Researcher Cooks Up Possible Solution For Citrus Black Spot

According to new UF/IFAS research, dipping fruit after harvest with hot water and essential oil dips might reduce postharvest development of citrus black spot lesions per fruit by up to 50%.

Jiaqi Yan, UF/IFAS, working on Citrus black spot experiments in the lab

UF/IFAS researcher Jiaqi Yan conducts an in vitro test with the citrus black spot fungus.
Photo by Katia Rodrigues

The new management techniques are the result of Jiaqi Yan’s recently completed doctorate she earned at the University of Florida. Yan’s dissertation focused on citrus black spot and developed postharvest treatments using hot water, fungicides, and essential oils to significantly inhibit the development of citrus black spot lesions.


Citrus black spot is caused by a pathogen called Guignardia citricarpa, a fungal disease first detected in 2010 in an Immokalee grove. Similar to canker, citrus black spot forms dark lesions on fresh fruit skin and adversely impacts the crop’s marketability. The disease is currently believed to be confined to Hendry, Collier, and Polk counties.

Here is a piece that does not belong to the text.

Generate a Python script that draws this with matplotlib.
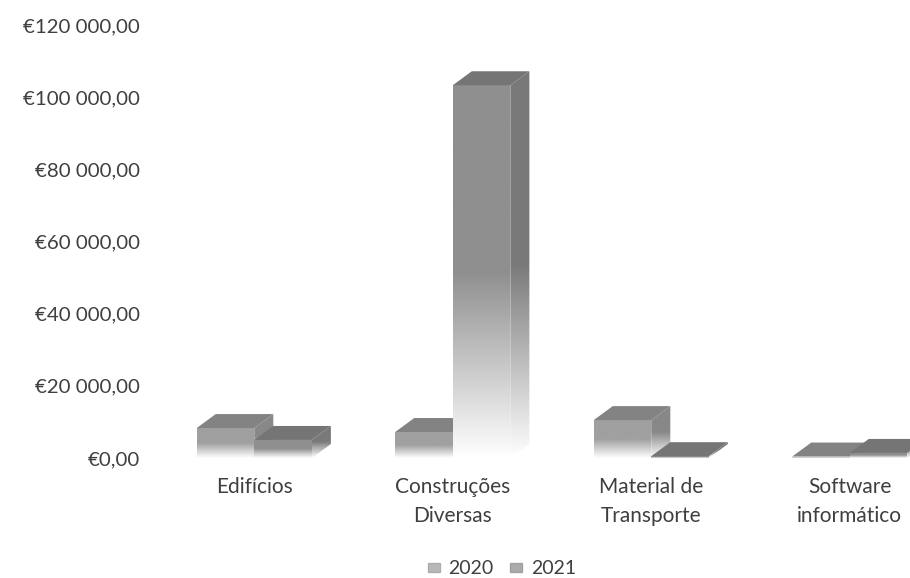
import matplotlib
matplotlib.use("Agg")
import matplotlib.pyplot as plt
import numpy as np
from matplotlib.colors import LinearSegmentedColormap
from matplotlib.patches import Patch, Polygon

plt.rcParams['font.family'] = ['Lato', 'DejaVu Sans']

categories = ["Edifícios", "Construções\nDiversas", "Material de\nTransporte", "Software\ninformático"]
values_2020 = [8300, 7200, 10500, 400]
values_2021 = [5000, 103300, 500, 1400]
y_ticks = [0, 20000, 40000, 60000, 80000, 100000, 120000]
y_tick_labels = ["€0,00", "€20 000,00", "€40 000,00", "€60 000,00", "€80 000,00", "€100 000,00", "€120 000,00"]

color_2020 = "#a0a0a0"
color_2021 = "#8f8f8f"
text_color = "#3f3f3f"
bar_w = 0.29
depth_x = 0.096
depth_y = 3880

fig = plt.figure(figsize=(9.1, 5.78), dpi=100)
ax = fig.add_axes([155 / 910, 120 / 578, 794 / 910, 433 / 578])


def shade(c, f):
    rgb = np.array(matplotlib.colors.to_rgb(c))
    return tuple(rgb * f)


def gradient_poly(pts, top, bottom, color, z):
    # vertical fade to white in the lower half, clipped to the face
    cmap = LinearSegmentedColormap.from_list("f", [(0, "white"), (0.5, color), (1, color)])
    grad = np.linspace(1, 0, 256).reshape(-1, 1)
    xs = [p[0] for p in pts]
    im = ax.imshow(grad, cmap=cmap, vmin=0, vmax=1, aspect="auto", zorder=z,
                   extent=(min(xs), max(xs), bottom, top), interpolation="bilinear")
    poly = Polygon(pts, closed=True, transform=ax.transData, facecolor="none", edgecolor="none")
    ax.add_patch(poly)
    im.set_clip_path(poly)


def draw_bar(x, v, color, z):
    x0, x1 = x, x + bar_w
    # side face
    gradient_poly([(x1, 0), (x1 + depth_x, depth_y), (x1 + depth_x, v + depth_y), (x1, v)],
                  v + depth_y, 0, shade(color, 0.85), z)
    # front face
    gradient_poly([(x0, 0), (x1, 0), (x1, v), (x0, v)], v, 0, color, z + 0.1)
    # top face
    ax.add_patch(Polygon([(x0, v), (x1, v), (x1 + depth_x, v + depth_y), (x0 + depth_x, v + depth_y)],
                         closed=True, facecolor=shade(color, 0.82), edgecolor="none", zorder=z + 0.2))


for i in range(len(categories)):
    draw_bar(i - bar_w, values_2020[i], color_2020, 2 + i)
    draw_bar(i, values_2021[i], color_2021, 2.5 + i)

ax.set_xlim(-0.5, 3.5)
ax.set_ylim(0, 120000)
ax.set_xticks(range(len(categories)))
ax.set_xticklabels(categories, fontsize=15, color=text_color, linespacing=1.55)
ax.set_yticks(y_ticks)
ax.set_yticklabels(y_tick_labels, fontsize=14.7, color=text_color)
ax.tick_params(axis="both", length=0)
ax.tick_params(axis="x", pad=14)
ax.tick_params(axis="y", pad=11)
for s in ax.spines.values():
    s.set_visible(False)

fig.legend(handles=[Patch(color=color_2020, alpha=0.75, label="2020"), Patch(color=color_2021, alpha=0.75, label="2021")],
           loc="center", bbox_to_anchor=(502 / 910, 1 - 569 / 578), ncol=2, frameon=False,
           fontsize=14, labelcolor=text_color, handlelength=0.6, handleheight=0.4,
           handletextpad=0.45, columnspacing=0.85)

fig.savefig("out.png", dpi=100)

“Using hot water and fungicides will restrain the pathogen on the fruit. But, essential oils are more effective against the pathogen,” said Yan, who conducted her research at the UF/IFAS Indian River Research and Education Center.

Yan used essential oils from thyme for the experiments. Small portions of two essential oils, carvacrol and thymol, were mixed into food-grade wax that was then applied to fresh fruit on which citrus black spot lesions were present. The wax is typically used in packinghouses to protect fresh fruit during shipping.

Two additional experiments were conducted to control black spot: One measured the effectiveness of dipping fruit into hot water; a second looked at six commercial fungicides.

“We found the essential oils were more effective in inhibiting the pathogen by 50%,” said Yan. “But the essential oils are expensive, so packers may decide to use commercial fungicides that we identified in our study until the cost of essential oils are lower.” Of the six fungicides tested against the pathogen, thiabendazole, azoxystrobin, and imazalil were the most effective in reducing lesions, Yan said.

Yan said essential oils are a new way to control postharvest disease on fruit and vegetables, but more research is needed to identify the most efficient methods to apply the oils during postharvest. The oils she used are natural essential oils, carvacrol and thymol, at a cost of $1 per 100 oranges.

For now, Yan recommends packinghouse leaders use a combination of hot water and fungicide dips to deter the lesions. More research is needed with the synthetic oils, she said.

“We found that dipping fruit into water at 56° Celsius for 120 seconds significantly inhibited lesion development on fruit that had citrus black spot symptoms,” said Yan.

“Using hot water along with fungicides is the best treatment for citrus black spot at this time because the fungicides are already commercially used,” said Yan. “We are considering more tests with synthetic essential oils because they are affordable.”